I can't wait to get my pair too, although I bought it from the For Sale section. Seller hasn't confirmed shipping yet so I'm afraid I won't be listening to them this week-end.

 

Marty seems to be quite cool in comms and the quality of his work is just exceptional as a quick browse through his profile will reveal.

post #4897 of 5003

All Right! My SR60's from WJE were delivered at my house. I can't wait to get home tonight and do some tinkering/listening. Thanks Wayne!

post #4898 of 5003
Quote:
Originally Posted by sharkz View Post

All Right! My SR60's from WJE were delivered at my house. I can't wait to get home tonight and do some tinkering/listening. Thanks Wayne!

Good stuff. Gotta love happy endings.
 

 

 

post #4899 of 5003
Quote:
Originally Posted by sharkz View Post

All Right! My SR60's from WJE were delivered at my house. I can't wait to get home tonight and do some tinkering/listening. Thanks Wayne!


No problem.  FedEx took care of it.  Less than 24 hours to get them 200+ miles.  I don't call that very bad at all.  wink.gif
 

 

post #4900 of 5003

 

Quote:
Originally Posted by xaval View Post

I can't wait to get my pair too, although I bought it from the For Sale section. Seller hasn't confirmed shipping yet so I'm afraid I won't be listening to them this week-end.

 

Marty seems to be quite cool in comms and the quality of his work is just exceptional as a quick browse through his profile will reveal.

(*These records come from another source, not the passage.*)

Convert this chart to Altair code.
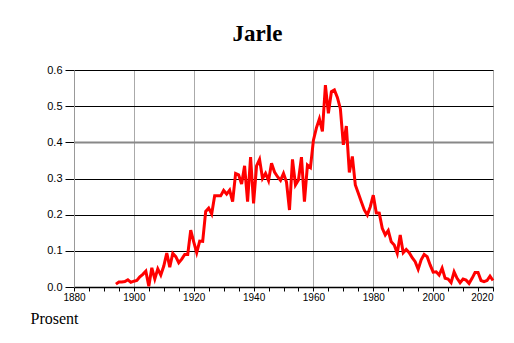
import altair as alt
import pandas as pd

years = list(range(1894, 2021))
values = [
    0.008, 0.014, 0.014, 0.015, 0.020, 0.013, 0.016, 0.018, 0.028, 0.035,
    0.044, 0.002, 0.053, 0.022, 0.050, 0.033, 0.058, 0.094, 0.055, 0.093,
    0.084, 0.067, 0.077, 0.090, 0.090, 0.157, 0.125, 0.095, 0.127, 0.126,
    0.209, 0.218, 0.202, 0.252, 0.252, 0.252, 0.267, 0.257, 0.268, 0.236,
    0.314, 0.310, 0.285, 0.335, 0.236, 0.359, 0.231, 0.335, 0.353, 0.300,
    0.314, 0.294, 0.342, 0.318, 0.305, 0.295, 0.314, 0.290, 0.213, 0.353,
    0.282, 0.296, 0.359, 0.236, 0.337, 0.330, 0.406, 0.440, 0.465, 0.430,
    0.558, 0.480, 0.540, 0.545, 0.524, 0.493, 0.393, 0.445, 0.317, 0.361,
    0.282, 0.259, 0.236, 0.213, 0.199, 0.222, 0.254, 0.205, 0.204, 0.162,
    0.144, 0.156, 0.125, 0.116, 0.093, 0.144, 0.095, 0.104, 0.095, 0.081,
    0.070, 0.049, 0.075, 0.090, 0.084, 0.061, 0.041, 0.042, 0.033, 0.052,
    0.024, 0.022, 0.012, 0.042, 0.024, 0.012, 0.022, 0.019, 0.010, 0.024,
    0.040, 0.040, 0.018, 0.015, 0.018, 0.030, 0.018,
]
x_ticks = list(range(1880, 2021, 5))
y_ticks = [0.0, 0.1, 0.2, 0.3, 0.4, 0.5, 0.6]

df = pd.DataFrame({"year": years, "value": values})

line = alt.Chart(df).mark_line(color="#ff0000", strokeWidth=3).encode(
    x=alt.X(
        "year:Q",
        scale=alt.Scale(domain=[1880, 2020], nice=False, zero=False),
        axis=alt.Axis(
            values=x_ticks,
            title="Prosent",
            titleX=-44,
            titleY=36,
            titleAlign="left",
            titleBaseline="alphabetic",
            titleFont="Liberation Serif",
            titleFontSize=16,
            titleFontWeight="normal",
            titleColor="#000",
            labelExpr="datum.value % 20 == 0 ? datum.value : ''",
            labelAlign=alt.expr("datum.value == 2020 ? 'right' : 'center'"),
            labelFont="Liberation Sans",
            labelFontSize=10,
            labelColor="#000",
            labelPadding=1,
            labelOverlap=False,
            grid=True,
            gridColor="#aaaaaa",
            gridOpacity=alt.expr("datum.value % 20 == 0 ? 1 : 0"),
            tickSize=4,
            tickColor="#000",
            domainColor="#000",
            domainWidth=1.5,
        ),
    ),
    y=alt.Y(
        "value:Q",
        scale=alt.Scale(domain=[0, 0.6], nice=False),
        axis=alt.Axis(
            values=y_ticks,
            format=".1f",
            title=None,
            labelFont="Liberation Sans",
            labelFontSize=11,
            labelColor="#000",
            labelPadding=3,
            grid=True,
            gridColor=alt.expr("datum.value == 0.4 ? '#888888' : '#000000'"),
            gridWidth=alt.expr("datum.value == 0.4 ? 2 : 1"),
            tickSize=9,
            tickColor="#000",
            domainColor="#999999",
        ),
    ),
)

chart = line.properties(
    width=419,
    height=217,
    autosize=alt.AutoSizeParams(type="none"),
    padding={"left": 74, "top": 70, "right": 21, "bottom": 56},
    title=alt.TitleParams(
        "Jarle",
        font="Liberation Serif",
        fontSize=23,
        fontWeight="bold",
        color="#000",
        anchor="middle",
        dx=-26,
        dy=28,
        baseline="alphabetic",
        offset=28,
    ),
).configure_view(stroke=None)

chart.save("out.html", embed_options={"renderer": "svg", "actions": False})
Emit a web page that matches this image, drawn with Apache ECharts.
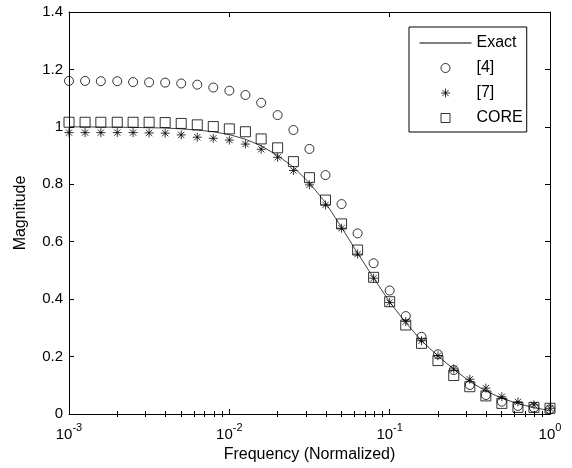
<!DOCTYPE html>
<html><head><meta charset="utf-8">
<script src="https://cdn.jsdelivr.net/npm/echarts@6/dist/echarts.min.js"></script>
<style>html,body{margin:0;padding:0;background:#fff}#c{width:572px;height:468px}</style>
</head><body><div id="c"></div>
<script>
// ---- data ----
const freq = [0.001, 0.00126, 0.00158, 0.002, 0.00251, 0.00316, 0.00398, 0.00501, 0.00631, 0.00794,
              0.01, 0.0126, 0.0158, 0.02, 0.0251, 0.0316, 0.0398, 0.0501, 0.0631, 0.0794,
              0.1, 0.126, 0.158, 0.2, 0.251, 0.316, 0.398, 0.501, 0.631, 0.794, 1];
const exact = [1.000, 1.000, 0.999, 0.999, 0.998, 0.997, 0.996, 0.993, 0.989, 0.983,
               0.973, 0.957, 0.934, 0.900, 0.860, 0.805, 0.736, 0.650, 0.560, 0.474,
               0.390, 0.318, 0.255, 0.202, 0.156, 0.113, 0.080, 0.055, 0.036, 0.022, 0.012];
const ref4 = [1.160, 1.160, 1.159, 1.159, 1.156, 1.155, 1.154, 1.151, 1.147, 1.137,
              1.126, 1.111, 1.084, 1.041, 0.989, 0.923, 0.832, 0.731, 0.629, 0.525,
              0.430, 0.341, 0.269, 0.208, 0.153, 0.101, 0.066, 0.043, 0.028, 0.022, 0.016];
const ref7 = [0.980, 0.980, 0.980, 0.980, 0.980, 0.979, 0.978, 0.972, 0.964, 0.960,
              0.954, 0.940, 0.922, 0.894, 0.848, 0.798, 0.728, 0.647, 0.557, 0.473,
              0.388, 0.322, 0.255, 0.203, 0.157, 0.121, 0.090, 0.060, 0.042, 0.032, 0.020];
const core = [1.016, 1.016, 1.016, 1.016, 1.016, 1.016, 1.015, 1.012, 1.007, 1.001,
              0.993, 0.983, 0.958, 0.927, 0.879, 0.823, 0.745, 0.662, 0.571, 0.476,
              0.391, 0.310, 0.246, 0.186, 0.134, 0.095, 0.063, 0.037, 0.023, 0.023, 0.020];
const seriesNames = ['Exact', '[4]', '[7]', 'CORE'];
const xMajor = [0.001, 0.01, 0.1, 1];
const xMinor = [0.002, 0.003, 0.004, 0.005, 0.006, 0.007, 0.008, 0.009,
                0.02, 0.03, 0.04, 0.05, 0.06, 0.07, 0.08, 0.09,
                0.2, 0.3, 0.4, 0.5, 0.6, 0.7, 0.8, 0.9];
const yMin = 0, yMax = 1.4, yStep = 0.2;
const xTitle = 'Frequency (Normalized)';
const yTitle = 'Magnitude';

// ---- chart ----
const FONT = '"Liberation Sans", Arial, sans-serif';
const STAR = 'path://M4,0L4,8M0,4L8,4M1.2,1.2L6.8,6.8M1.2,6.8L6.8,1.2';
const SQUARE = 'path://M0,0L10,0L10,10L0,10Z';
const pairs = arr => freq.map((f, i) => [f, arr[i]]);

function xAxisDef(pos, ticks, len, opts) {
  return Object.assign({
    type: 'log', logBase: 10, min: 0.001, max: 1, position: pos,
    gridIndex: 0,
    axisLine: { show: false },
    axisTick: { show: true, inside: true, length: len, customValues: ticks,
                lineStyle: { color: '#000', width: 1 } },
    axisLabel: { show: false },
    splitLine: { show: false },
    minorTick: { show: false }
  }, opts || {});
}

const hollow = { color: 'rgba(0,0,0,0)', borderColor: '#000', borderWidth: 1 };
const noFill = { color: 'rgba(0,0,0,0)', borderColor: 'rgba(0,0,0,0)', borderWidth: 0 };

const option = {
  animation: false,
  backgroundColor: '#fff',
  grid: { left: 69, right: 22, top: 12, bottom: 54, show: false },
  xAxis: [
    xAxisDef('bottom', xMajor, 5, {
      axisLine: { show: true, onZero: false, lineStyle: { color: '#000', width: 1 } },
      axisLabel: {
        show: true, customValues: xMajor, margin: 8,
        formatter: v => '{b|10}{s|' + Math.round(Math.log10(v)) + '}',
        rich: {
          b: { fontSize: 15, fontFamily: FONT, color: '#000', lineHeight: 20, verticalAlign: 'bottom' },
          s: { fontSize: 11, fontFamily: FONT, color: '#000', lineHeight: 12, verticalAlign: 'top' }
        }
      },
      name: xTitle, nameLocation: 'middle', nameGap: 33,
      nameTextStyle: { fontSize: 16, fontFamily: FONT, color: '#000' }
    }),
    xAxisDef('bottom', xMinor, 3),
    xAxisDef('top', xMajor, 5, {
      axisLine: { show: true, onZero: false, lineStyle: { color: '#000', width: 1 } }
    }),
    xAxisDef('top', xMinor, 3)
  ],
  yAxis: [
    {
      type: 'value', min: yMin, max: yMax, interval: yStep, position: 'left',
      axisLine: { show: true, onZero: false, lineStyle: { color: '#000', width: 1 } },
      axisTick: { show: true, inside: true, length: 5, lineStyle: { color: '#000' } },
      axisLabel: { fontSize: 15, fontFamily: FONT, color: '#000', margin: 6 },
      splitLine: { show: false },
      name: yTitle, nameLocation: 'middle', nameGap: 40, nameRotate: 90,
      nameTextStyle: { fontSize: 16, fontFamily: FONT, color: '#000' }
    },
    {
      type: 'value', min: yMin, max: yMax, interval: yStep, position: 'right',
      axisLine: { show: true, onZero: false, lineStyle: { color: '#000', width: 1 } },
      axisTick: { show: true, inside: true, length: 5, lineStyle: { color: '#000' } },
      axisLabel: { show: false },
      splitLine: { show: false }
    }
  ],
  legend: {
    orient: 'vertical', left: 409, top: 27,
    padding: [8, 4, 6, 10],
    itemWidth: 52, itemHeight: 9, itemGap: 9, itemTextGap: 6,
    symbolKeepAspect: true,
    textStyle: { fontSize: 16, fontFamily: FONT, color: '#000', lineHeight: 16 },
    borderColor: '#000', borderWidth: 1, borderRadius: 0, backgroundColor: '#fff',
    data: [
      { name: seriesNames[0], itemStyle: noFill, lineStyle: { color: '#000', width: 1 } },
      { name: seriesNames[1], icon: 'circle', itemStyle: hollow },
      { name: seriesNames[2], icon: STAR, itemStyle: hollow },
      { name: seriesNames[3], icon: SQUARE, itemStyle: hollow }
    ],
    selectedMode: false
  },
  series: [
    {
      name: seriesNames[0], type: 'line', data: pairs(exact),
      symbol: 'none', smooth: false,
      lineStyle: { color: '#444', width: 1 },
      itemStyle: { color: '#444' },
      z: 2
    },
    {
      name: seriesNames[1], type: 'scatter', data: pairs(ref4),
      symbol: 'circle', symbolSize: 9, itemStyle: hollow, z: 3
    },
    {
      name: seriesNames[2], type: 'scatter', data: pairs(ref7),
      symbol: STAR, symbolSize: 9, itemStyle: hollow, z: 3
    },
    {
      name: seriesNames[3], type: 'scatter', data: pairs(core),
      symbol: 'rect', symbolSize: 10, itemStyle: hollow, z: 3
    }
  ]
};

const chart = echarts.init(document.getElementById('c'), null, { renderer: 'canvas' });
chart.setOption(option);
</script>
</body></html>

Marty has always been a quick responder to my questions - very professional to deal with.  I'm sorry to hear about the other delays in your other transaction, though.  Getting something shipped is not an impossible task ... well, I should say for most people.  But, as we've seen here, there are exceptions.
 

 

post #4901 of 5003
Quote:
Originally Posted by markkr View Post

Just a HUGE note of praise for Marty http://www.head-fi.org/user/mlantinen

 

I contacted Marty to purchase 1 set of cups for my 325is, and after a couple days of PM's and 1,000,000 questions and requests from me... I ended up ordering 2 sets of cups and 1 set of 325 inserts. biggrin.gif

 

I will be posting some hi-res pictures of them once they arrive (2 weeks hopefully)

 

Marty is a SERIOUS class act! He was overwhelmingly helpful even with all my crazy questions and special requests.

 

 


he is an artist, and a serious one. and he has a blog to check out his work http://martincustomaudio.blogspot.com/

post #4902 of 5003
Quote:
Originally Posted by JamesMcProgger View Post




he is an artist, and a serious one. and he has a blog to check out his work http://martincustomaudio.blogspot.com/



I'm eagerly waiting for the arrival of those figured asian cups featured on the blog biggrin.gif

post #4903 of 5003

Cabillas is packing my 2 sets now :D

Should be sweet with wood cups on both my SR-60`s and my SR-225`s :)

(Not to mention, I lost the grill part on one of my SR-60 drivers, and the cable had broke).

 

My Mullard M8100 tubes arrived today aswell, and my new DAC should arrive tomorrow :D

 

I`m starting to think the day has a bit too few hours :)

 

Anyone has an opininon on wich cups I should use on wich headphone?

I ordered a set of iroku and a set of sapeli.

 

-n

post #4904 of 5003
Quote:
Originally Posted by nope-mx5 View Post

 

Anyone has an opininon on wich cups I should use on wich headphone?

I ordered a set of iroku and a set of sapeli.

 

-n


Being from Norway,  you probably like the lighter wood (Iroko) right?  The Sapele should be darker at first, but I've read that with time, Iroko does darken a bit.  Cabillas did mention that he believed the Iroko produced a bit better bass than the Sapele.  However, given that the SR-225 is a very capable driver - use those drivers for the Sapele cups.  Use your SR-60 for the Iroko.

 

While you will have to liberate your drivers from the mini cups to work with his wooden cups, you don't have to glue the drivers into place.  Press fitting them with your thumbs is enough.  With that being said, all you would need to do is de-solder and re-solder the wires from both sets of drivers if you wanted to change the cups around at any time in the future.  That's the beauty of these cups.
 

 

post #4905 of 5003
Quote:
Originally Posted by wje View Post




Being from Norway,  you probably like the lighter wood (Iroko) right?  The Sapele should be darker at first, but I've read that with time, Iroko does darken a bit.  Cabillas did mention that he believed the Iroko produced a bit better bass than the Sapele.  However, given that the SR-225 is a very capable driver - use those drivers for the Sapele cups.  Use your SR-60 for the Iroko.

 

While you will have to liberate your drivers from the mini cups to work with his wooden cups, you don't have to glue the drivers into place.  Press fitting them with your thumbs is enough.  With that being said, all you would need to do is de-solder and re-solder the wires from both sets of drivers if you wanted to change the cups around at any time in the future.  That's the beauty of these cups.
 

 



Actually, I really like how the Sapele looks :)

They both look really good though :)

 

I`m probably going to replace the cables as well, as the SR-225`s is a pain to keep untangled.

(And it`s always nice to get an even more exclusive look) :)

 

Not sure yet wich cable I`ll use, but as I understand it, "any" 24awg 4 wire cable would work.